SAN DIEGO (CBS 8) - The man accused of shooting CBS News 8 Sports Director Kyle Kraska will stand trial for attempted murder. The preliminary hearing began Tuesday when Kraska took the stand, painfully reliving the day he was attacked outside his home.

[VIDEO: Watch testimony from Kyle Kraska during Tuesday's preliminary hearing]

Kraska said it was Mike Montana who pulled behind his car, got out, and opened fire. It did not last long, but it left him with several gunshot wounds. 

House painter Mike Montana watched quietly as three witnesses took the stand Wednesday. They included a San Diego police criminal specialist, an evidence collections expert and a man who heard the gunshots in Scripps Ranch while doing yard work at his brother's house in February.

[READ the complete background on the events surrounding Kraska's shooting]

The 54-year-old is accused of ambushing and shooting Kraska in front of his home February 10, 2015. Deputy District Attorney Rebecca Zipp said Montana fired into Kraska's car as he was backing out of his driveway and intended to kill him due to a financial dispute over a paint job. At the time of the shooting, Montana was out on bail.

Mike Montana's defense lawyer tried to argue that he didn't intend to kill Kyle Kraska and that he shot at his car, not directly at Kraska. The defense also added that Montana may not be the shooter:

"The evidence shows shots were fired, but there's no indication from Kraska that there were point blank shots were fired towards him."
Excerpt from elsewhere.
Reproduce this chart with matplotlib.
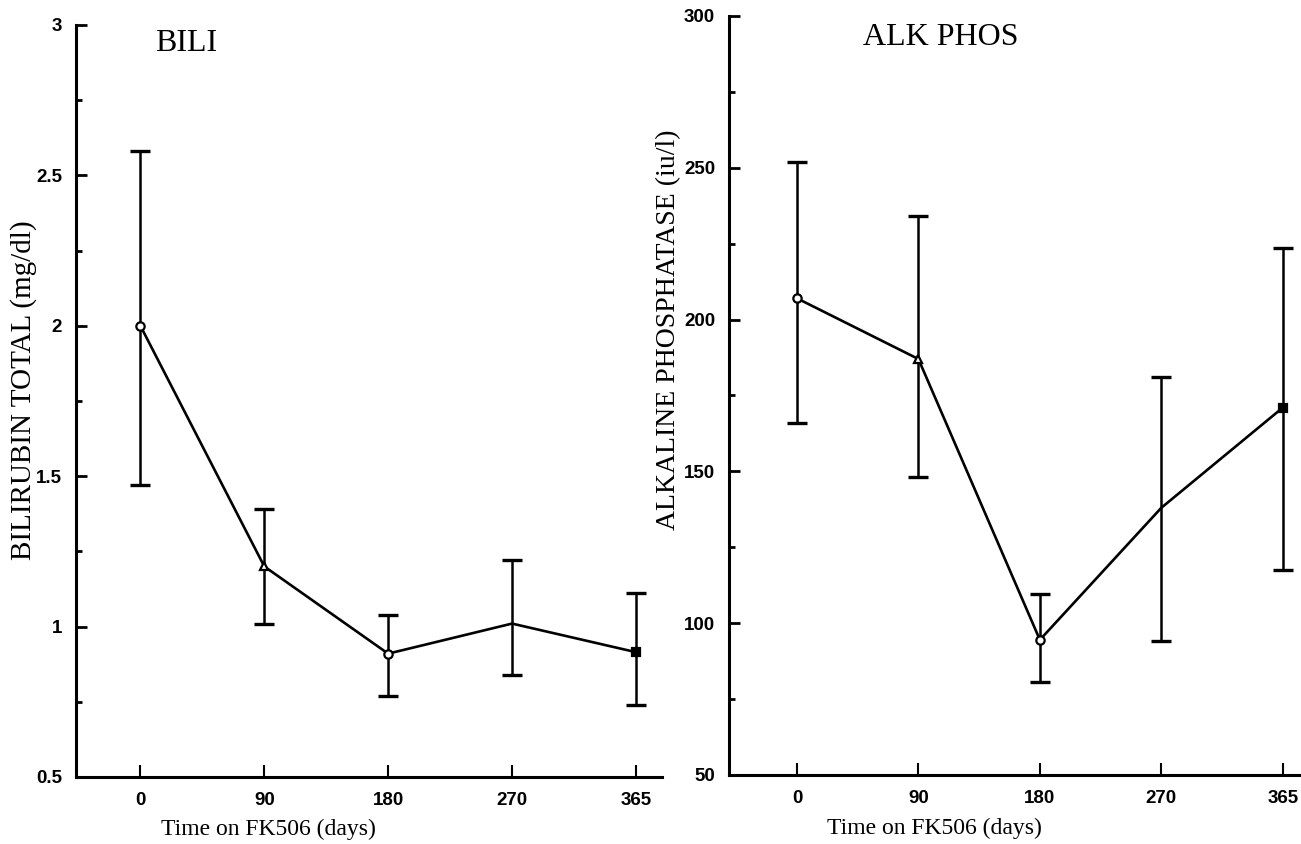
import matplotlib
matplotlib.use("Agg")
import matplotlib.pyplot as plt
import numpy as np

# Visit schedule (days on FK506)
days = ["0", "90", "180", "270", "365"]

# Total bilirubin (mg/dl): mean with upper / lower bar ends
bili_mean = [2.00, 1.20, 0.91, 1.01, 0.915]
bili_high = [2.58, 1.39, 1.04, 1.22, 1.11]
bili_low = [1.47, 1.01, 0.77, 0.84, 0.74]

# Alkaline phosphatase (iu/l): mean with upper / lower bar ends
alk_mean = [207, 187, 94.5, 138, 171]
alk_high = [252, 234, 109.5, 181, 223.5]
alk_low = [166, 148, 80.5, 94, 117.5]

bili_ticks = [0.5, 1, 1.5, 2, 2.5, 3]
alk_ticks = [50, 100, 150, 200, 250, 300]

# marker used at each visit (none drawn at 270 days)
visit_markers = [("o", "white"), ("^", "white"), ("o", "white"), (None, None), ("s", "black")]

serif = ["Liberation Serif", "DejaVu Serif"]
sans = ["Liberation Sans", "DejaVu Sans"]

fig = plt.figure(figsize=(13.01, 8.44), dpi=100)
ax1 = fig.add_axes([0.0584, 0.0794, 0.4504, 0.8910])
ax2 = fig.add_axes([0.5603, 0.0818, 0.4397, 0.8993])


def draw_panel(ax, mean, high, low, ticks, minor_step, xlim, title, title_xy,
               ylabel, ylabel_size, ylabel_xy, xlabel_xy):
    pos = np.arange(len(days))
    mean = np.asarray(mean, float)
    yerr = [mean - np.asarray(low), np.asarray(high) - mean]
    ax.errorbar(pos, mean, yerr=yerr, fmt="none", ecolor="black",
                elinewidth=1.8, capsize=7.5, capthick=2.4, zorder=2)
    ax.plot(pos, mean, color="black", lw=1.9, zorder=3)
    for p, m, (mk, fc) in zip(pos, mean, visit_markers):
        if mk is not None:
            ax.plot(p, m, marker=mk, ms=6, mfc=fc, mec="black", mew=1.6,
                    color="black", zorder=4)

    ax.set_xlim(*xlim)
    ax.set_ylim(ticks[0], ticks[-1])
    ax.set_xticks(pos)
    ax.set_xticklabels(days)
    ax.set_yticks(ticks)
    ax.set_yticklabels([f"{t:g}" for t in ticks])
    ax.set_yticks(np.arange(ticks[0], ticks[-1], minor_step)[1::2], minor=True)

    for s in ("top", "right"):
        ax.spines[s].set_visible(False)
    for s in ("left", "bottom"):
        ax.spines[s].set_linewidth(2.2)

    ax.tick_params(axis="y", which="major", direction="in", length=8, width=2,
                   pad=10, labelsize=13.5)
    ax.tick_params(axis="y", which="minor", direction="in", length=4, width=2)
    ax.tick_params(axis="x", which="major", direction="in", length=9, width=1.5,
                   pad=11, labelsize=13.5)
    for lab in ax.get_xticklabels() + ax.get_yticklabels():
        lab.set_family(sans)
        lab.set_fontweight("bold")

    ax.text(*title_xy, title, transform=ax.transAxes, ha="center", va="center",
            family=serif, fontsize=23)
    ax.set_ylabel(ylabel, family=serif, fontsize=ylabel_size)
    ax.yaxis.set_label_coords(*ylabel_xy)
    ax.set_xlabel("Time on FK506 (days)", family=serif, fontsize=17)
    ax.xaxis.set_label_coords(*xlabel_xy)


draw_panel(ax1, bili_mean, bili_high, bili_low, bili_ticks, 0.25, (-0.52, 4.21),
           "BILI", (0.188, 0.976), "BILIRUBIN TOTAL (mg/dl)", 21,
           (-0.066, 0.515), (0.328, -0.055))
draw_panel(ax2, alk_mean, alk_high, alk_low, alk_ticks, 25, (-0.56, 4.15),
           "ALK PHOS", (0.371, 0.971), "ALKALINE PHOSPHATASE (iu/l)", 20,
           (-0.084, 0.586), (0.36, -0.057))

fig.savefig("out.png", dpi=100, facecolor="white")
A crime scene specialist said she collected 11 cartridge cases by Kyle's car and found several more in Montana's van and house, and Montana's hands were tested for gunshot residue. However, she did not collect the actual weapon.

Also Wednesday, the defense called Aaron Mack to the stand. Mack was working in the yard at his brother's house when he heard gunfire. He couldn't identify the shooter, but said the man was standing in between Kyle's silver car and a dark-colored sedan with a handgun aimed at Kyle's car.

"I heard the noises. I opened the gate and peaked out front just to see if there were kids out there setting off fire crackers. All I saw was a silver car parked like in the street, and then there was a dark colored sedan parked next to it" said the witness. 

Mack said he did not see a van parked anywhere on the street. 

Montana's lawyer said assuming he was even the shooter, he never meant to kill, but the prosecution pointed out the defendant pointed a gun at Kraska from several feet way for no other reason than to kill him. 

If convicted, Montana faces 37 years to life in prison. The trial has been set for November 2, 2015.

Montana's sister was in court Wednesday, but didn't testify.

Before the trial begins, Montana will be back in court for a readiness hearing on August 18th.